[start of Available data]
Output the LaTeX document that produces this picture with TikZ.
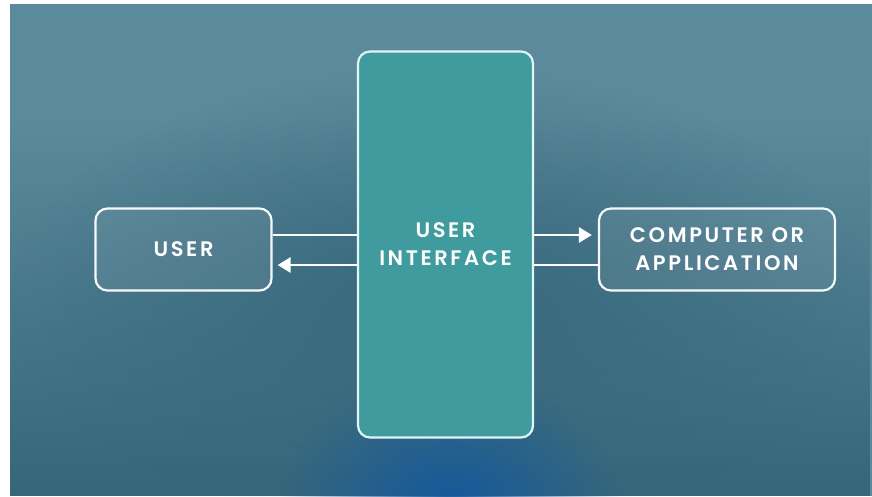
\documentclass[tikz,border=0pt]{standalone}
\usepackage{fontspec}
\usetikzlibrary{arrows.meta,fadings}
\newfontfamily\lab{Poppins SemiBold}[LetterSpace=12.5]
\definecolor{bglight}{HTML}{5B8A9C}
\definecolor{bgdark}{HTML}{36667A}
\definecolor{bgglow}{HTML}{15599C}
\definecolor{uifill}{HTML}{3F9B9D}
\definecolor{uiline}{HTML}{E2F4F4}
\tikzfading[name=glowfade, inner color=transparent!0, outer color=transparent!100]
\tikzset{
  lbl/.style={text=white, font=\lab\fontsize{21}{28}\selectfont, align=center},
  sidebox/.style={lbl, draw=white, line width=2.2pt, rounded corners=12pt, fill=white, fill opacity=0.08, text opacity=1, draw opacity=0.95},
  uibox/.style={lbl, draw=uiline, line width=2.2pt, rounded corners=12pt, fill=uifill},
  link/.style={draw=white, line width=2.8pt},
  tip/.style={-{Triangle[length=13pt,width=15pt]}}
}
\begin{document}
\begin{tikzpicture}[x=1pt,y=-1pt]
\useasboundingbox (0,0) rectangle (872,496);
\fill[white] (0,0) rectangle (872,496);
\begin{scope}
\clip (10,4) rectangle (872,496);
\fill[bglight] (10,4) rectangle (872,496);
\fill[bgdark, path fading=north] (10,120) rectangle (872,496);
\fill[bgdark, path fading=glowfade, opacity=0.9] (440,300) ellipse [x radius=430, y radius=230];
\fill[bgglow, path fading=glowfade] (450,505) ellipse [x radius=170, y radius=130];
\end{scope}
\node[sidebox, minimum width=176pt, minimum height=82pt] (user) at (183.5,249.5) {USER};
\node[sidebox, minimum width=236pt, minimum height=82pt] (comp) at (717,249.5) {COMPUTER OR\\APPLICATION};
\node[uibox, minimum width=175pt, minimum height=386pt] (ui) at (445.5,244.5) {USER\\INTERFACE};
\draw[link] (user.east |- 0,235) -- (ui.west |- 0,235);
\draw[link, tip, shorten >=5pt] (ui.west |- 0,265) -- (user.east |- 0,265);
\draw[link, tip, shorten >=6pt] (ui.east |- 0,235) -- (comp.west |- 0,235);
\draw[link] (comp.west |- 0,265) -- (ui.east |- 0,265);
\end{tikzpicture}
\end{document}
[end of Available data]
_Short task_
Write the material out again exactly as it appears, dropping the pictures.

_Response to this task_
Output the LaTeX document that produces this picture with TikZ.
\documentclass[tikz,border=0pt]{standalone}
\usepackage{fontspec}
\usetikzlibrary{arrows.meta,fadings}
\newfontfamily\lab{Poppins SemiBold}[LetterSpace=12.5]
\definecolor{bglight}{HTML}{5B8A9C}
\definecolor{bgdark}{HTML}{36667A}
\definecolor{bgglow}{HTML}{15599C}
\definecolor{uifill}{HTML}{3F9B9D}
\definecolor{uiline}{HTML}{E2F4F4}
\tikzfading[name=glowfade, inner color=transparent!0, outer color=transparent!100]
\tikzset{
  lbl/.style={text=white, font=\lab\fontsize{21}{28}\selectfont, align=center},
  sidebox/.style={lbl, draw=white, line width=2.2pt, rounded corners=12pt, fill=white, fill opacity=0.08, text opacity=1, draw opacity=0.95},
  uibox/.style={lbl, draw=uiline, line width=2.2pt, rounded corners=12pt, fill=uifill},
  link/.style={draw=white, line width=2.8pt},
  tip/.style={-{Triangle[length=13pt,width=15pt]}}
}
\begin{document}
\begin{tikzpicture}[x=1pt,y=-1pt]
\useasboundingbox (0,0) rectangle (872,496);
\fill[white] (0,0) rectangle (872,496);
\begin{scope}
\clip (10,4) rectangle (872,496);
\fill[bglight] (10,4) rectangle (872,496);
\fill[bgdark, path fading=north] (10,120) rectangle (872,496);
\fill[bgdark, path fading=glowfade, opacity=0.9] (440,300) ellipse [x radius=430, y radius=230];
\fill[bgglow, path fading=glowfade] (450,505) ellipse [x radius=170, y radius=130];
\end{scope}
\node[sidebox, minimum width=176pt, minimum height=82pt] (user) at (183.5,249.5) {USER};
\node[sidebox, minimum width=236pt, minimum height=82pt] (comp) at (717,249.5) {COMPUTER OR\\APPLICATION};
\node[uibox, minimum width=175pt, minimum height=386pt] (ui) at (445.5,244.5) {USER\\INTERFACE};
\draw[link] (user.east |- 0,235) -- (ui.west |- 0,235);
\draw[link, tip, shorten >=5pt] (ui.west |- 0,265) -- (user.east |- 0,265);
\draw[link, tip, shorten >=6pt] (ui.east |- 0,235) -- (comp.west |- 0,235);
\draw[link] (comp.west |- 0,265) -- (ui.east |- 0,265);
\end{tikzpicture}
\end{document}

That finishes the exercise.